As LEED projects continue to create business for C&D recyclers, Herb has concerns about false reporting. He points out that agencies like the USGBC aren’t policing whether a facility is actually recycling at the level it is claiming. He hopes certifications like the one ICSR provides will help put an end to this problem.
 

Backing Up Claims

Broad Run Recycling LLC not only claims it recycles 95 percent of the material it processes, it has a piece of paper to prove it.
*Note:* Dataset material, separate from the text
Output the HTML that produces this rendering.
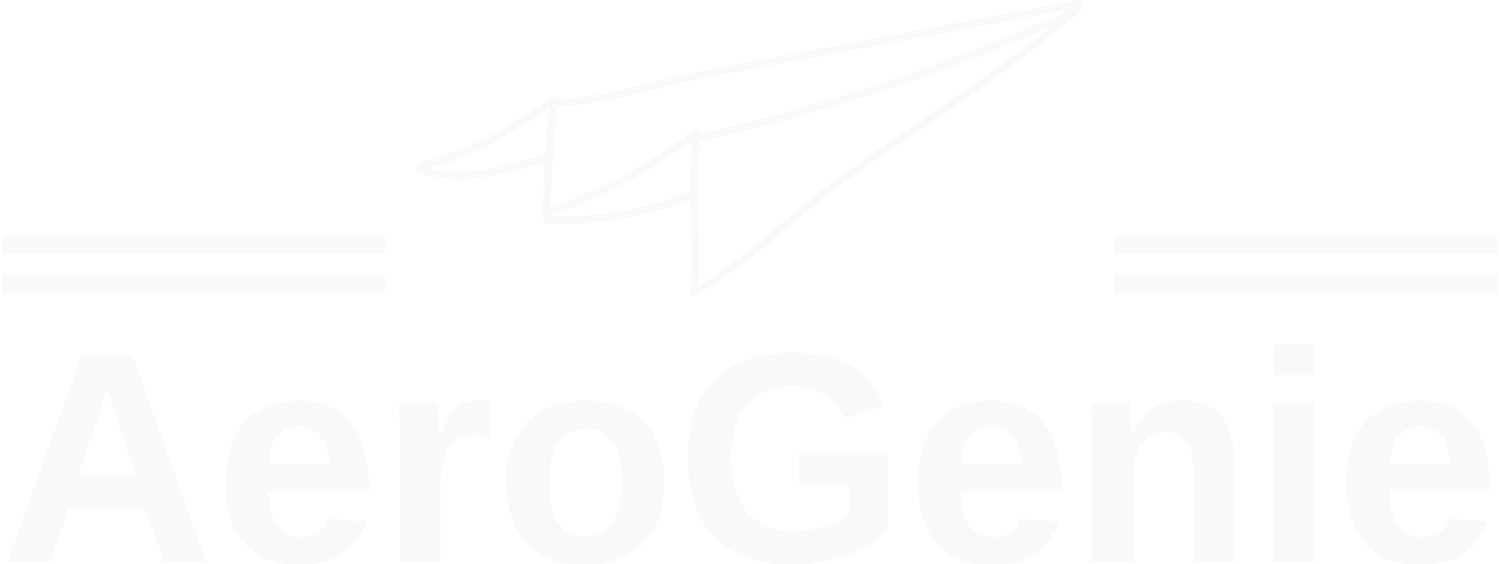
<!DOCTYPE html>
<html><head><meta charset="utf-8"><style>
html,body{margin:0;padding:0;background:#fff;width:1500px;height:564px;overflow:hidden}
svg{display:block;overflow:hidden}
</style></head><body>
<svg width="1500" height="564" viewBox="0 0 1500 564">
<g fill="#f8f9fa">
<rect x="2" y="236" width="383" height="18"/>
<rect x="2" y="275" width="383" height="18"/>
<rect x="1114" y="236" width="384" height="18"/>
<rect x="1114" y="275" width="384" height="18"/>
</g>
<g fill="none" stroke="#f8f9fa" stroke-width="7.5" stroke-linecap="round" stroke-linejoin="round">
<path d="M556,103 C610,100 640,88 700,75 C820,52 950,28 1078,4"/>
<path d="M555,100 C510,130 470,155 422,166"/>
<path d="M420,170 C460,182 505,172 547,157"/>
<path d="M554,104 C549,140 548,180 546,218"/>
<path d="M549,212 C610,190 655,165 696,133"/>
<path d="M548,220 C600,222 650,212 690,195"/>
<path d="M698,138 C830,108 950,68 1075,12"/>
<path d="M696,137 C693,190 697,240 695,292"/>
<path d="M693,293 C760,255 800,205 870,160 C950,105 1020,60 1078,8"/>
</g>
<text x="0" y="562" textLength="1500" lengthAdjust="spacingAndGlyphs" font-family="Liberation Sans, sans-serif" font-weight="bold" font-size="300" fill="#f8f9fa">AeroGenie</text>
</svg>
</body></html>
The Manassas, Va.-based mixed C&D recycling facility has obtained certification from the Institute for Certification of Sustainable Recyclers (ICSR), making it the first facility to receive the certification.

In a letter to Kevin Herb, managing partner, Broad Run Recycling LLC dated June 7, 2012, ICSR Executive Director JW Spear wrote, “To the best of my knowledge, Broad Run Recycling LLC is the first ever C&D recycling facility to achieve Institute certification and the first ever to receive certification by an ISO (International Organization for Standardization) compliant, third-party certification agency.”

Spear says Broad Run’s well-kept records helped in the evaluation process.

“Broad Run turned out to be a text book case,” says Spear. “Their data was in order and readily cross referenceable.”

Herb says there is a need for the certification within the C&D recycling industry.

“I recognized when we opened in January 2008 that this industry was in its infancy and that we needed to bring in some accountability,” he says. “Way too many of our competitors were just throwing numbers out there on spreadsheets without the required investment in separation equipment, facilities and employees.

Herb says he hopes that by receiving the certification, it will help bring credibility and accountability to the C&D recycling industry. “The industry, general contractors, local governments and developers need and want it,” he says.

Spear will give a presentation during the C&D Recycling Forum, Sept. 23-25 in Long Beach, Calif., about the ICSR certification. Information also is available at www.recyclingcertification.org.